::: Material shown
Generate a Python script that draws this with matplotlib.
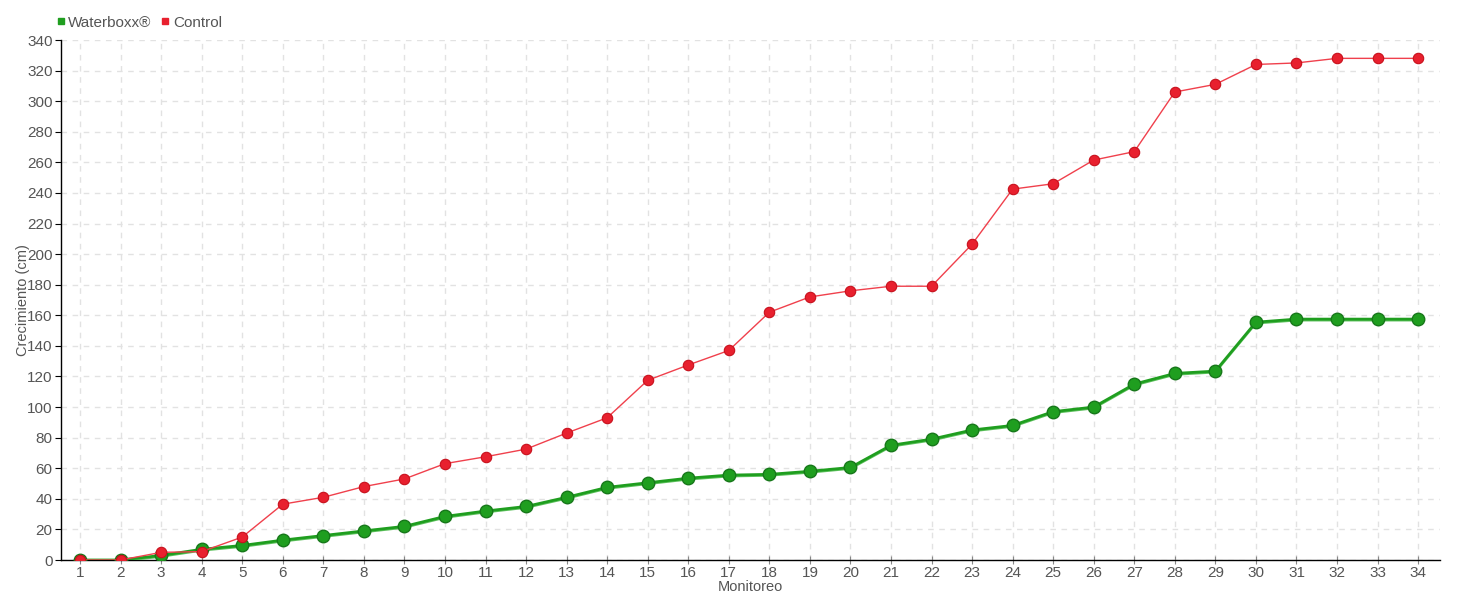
::::::
::: Material shown
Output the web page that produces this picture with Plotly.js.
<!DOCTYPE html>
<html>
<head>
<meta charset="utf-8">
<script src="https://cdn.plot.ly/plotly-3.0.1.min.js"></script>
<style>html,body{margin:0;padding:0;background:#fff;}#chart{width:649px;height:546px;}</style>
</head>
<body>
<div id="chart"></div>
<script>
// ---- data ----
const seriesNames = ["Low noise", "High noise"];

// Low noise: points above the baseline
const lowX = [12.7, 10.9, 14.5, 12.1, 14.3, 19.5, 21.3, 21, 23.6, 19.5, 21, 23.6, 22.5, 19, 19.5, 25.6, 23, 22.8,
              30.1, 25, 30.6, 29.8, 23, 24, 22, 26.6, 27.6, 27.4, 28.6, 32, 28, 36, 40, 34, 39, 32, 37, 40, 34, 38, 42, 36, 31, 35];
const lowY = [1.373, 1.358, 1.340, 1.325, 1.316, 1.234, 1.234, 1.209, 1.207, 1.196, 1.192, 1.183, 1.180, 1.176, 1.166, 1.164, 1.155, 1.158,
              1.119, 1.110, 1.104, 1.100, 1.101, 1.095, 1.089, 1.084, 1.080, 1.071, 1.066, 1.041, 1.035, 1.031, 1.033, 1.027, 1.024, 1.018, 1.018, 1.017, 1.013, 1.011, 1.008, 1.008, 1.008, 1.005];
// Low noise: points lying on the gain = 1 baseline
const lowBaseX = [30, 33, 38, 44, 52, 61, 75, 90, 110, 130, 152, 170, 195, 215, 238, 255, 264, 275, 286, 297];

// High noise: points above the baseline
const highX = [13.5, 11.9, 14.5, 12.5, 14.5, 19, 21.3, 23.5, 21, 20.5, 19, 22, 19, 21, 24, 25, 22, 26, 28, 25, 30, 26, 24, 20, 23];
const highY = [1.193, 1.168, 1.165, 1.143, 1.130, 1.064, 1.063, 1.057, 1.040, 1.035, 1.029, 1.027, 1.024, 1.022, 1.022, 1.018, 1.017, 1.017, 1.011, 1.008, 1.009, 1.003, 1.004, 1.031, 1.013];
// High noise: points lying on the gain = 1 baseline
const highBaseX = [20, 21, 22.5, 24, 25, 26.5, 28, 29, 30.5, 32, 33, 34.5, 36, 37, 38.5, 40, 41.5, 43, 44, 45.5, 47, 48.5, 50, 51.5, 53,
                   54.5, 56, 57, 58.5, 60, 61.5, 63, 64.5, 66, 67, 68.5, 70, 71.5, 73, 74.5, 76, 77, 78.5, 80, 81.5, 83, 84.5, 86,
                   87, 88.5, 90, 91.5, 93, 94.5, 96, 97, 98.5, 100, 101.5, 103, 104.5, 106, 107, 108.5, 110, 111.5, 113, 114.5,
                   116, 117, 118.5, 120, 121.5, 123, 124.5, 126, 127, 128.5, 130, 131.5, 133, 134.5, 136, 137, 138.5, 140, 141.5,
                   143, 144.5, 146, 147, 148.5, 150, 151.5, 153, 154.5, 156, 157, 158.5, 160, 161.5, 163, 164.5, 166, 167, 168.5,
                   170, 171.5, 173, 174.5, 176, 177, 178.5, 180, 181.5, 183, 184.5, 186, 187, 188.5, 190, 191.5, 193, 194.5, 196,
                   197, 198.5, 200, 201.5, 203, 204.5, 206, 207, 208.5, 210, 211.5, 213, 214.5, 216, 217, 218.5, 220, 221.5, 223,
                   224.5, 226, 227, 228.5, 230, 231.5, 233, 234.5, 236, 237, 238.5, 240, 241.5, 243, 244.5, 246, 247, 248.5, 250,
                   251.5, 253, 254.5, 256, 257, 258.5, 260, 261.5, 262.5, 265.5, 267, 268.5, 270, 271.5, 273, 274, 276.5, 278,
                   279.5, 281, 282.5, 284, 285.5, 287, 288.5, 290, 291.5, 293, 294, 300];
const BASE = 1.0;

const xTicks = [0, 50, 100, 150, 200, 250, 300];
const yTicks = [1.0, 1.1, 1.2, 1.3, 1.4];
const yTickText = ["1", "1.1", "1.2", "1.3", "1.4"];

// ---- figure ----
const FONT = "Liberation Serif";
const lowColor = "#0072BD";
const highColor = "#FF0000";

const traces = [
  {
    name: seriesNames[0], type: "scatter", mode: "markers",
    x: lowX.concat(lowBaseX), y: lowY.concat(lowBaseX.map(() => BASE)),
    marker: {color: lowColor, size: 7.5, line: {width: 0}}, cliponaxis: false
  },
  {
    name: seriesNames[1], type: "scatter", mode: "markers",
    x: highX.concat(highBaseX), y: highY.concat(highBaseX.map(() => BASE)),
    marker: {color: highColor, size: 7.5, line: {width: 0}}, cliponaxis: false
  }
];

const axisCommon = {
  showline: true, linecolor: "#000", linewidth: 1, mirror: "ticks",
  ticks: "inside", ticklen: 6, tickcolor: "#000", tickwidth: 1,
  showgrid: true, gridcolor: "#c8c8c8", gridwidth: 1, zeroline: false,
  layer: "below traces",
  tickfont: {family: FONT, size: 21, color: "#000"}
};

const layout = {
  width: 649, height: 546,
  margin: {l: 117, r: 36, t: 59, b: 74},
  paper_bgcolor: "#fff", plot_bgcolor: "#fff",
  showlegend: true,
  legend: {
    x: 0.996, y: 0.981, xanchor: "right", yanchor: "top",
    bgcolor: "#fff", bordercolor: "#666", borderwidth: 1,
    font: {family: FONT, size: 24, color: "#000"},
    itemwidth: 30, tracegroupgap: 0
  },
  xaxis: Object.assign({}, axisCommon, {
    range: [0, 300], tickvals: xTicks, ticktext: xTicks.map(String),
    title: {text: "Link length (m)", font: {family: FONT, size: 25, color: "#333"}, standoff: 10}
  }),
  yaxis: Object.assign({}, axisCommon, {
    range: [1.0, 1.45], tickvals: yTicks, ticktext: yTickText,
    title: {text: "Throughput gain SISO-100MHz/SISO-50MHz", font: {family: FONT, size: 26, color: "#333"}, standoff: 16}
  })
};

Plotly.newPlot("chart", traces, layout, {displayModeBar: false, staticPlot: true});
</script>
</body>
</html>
::::::
Exercise task ->
Return every line of the preceding records in which the word "that" appears.

Output for this task ->
Generate a Python script that draws this with matplotlib.
Output the web page that produces this picture with Plotly.js.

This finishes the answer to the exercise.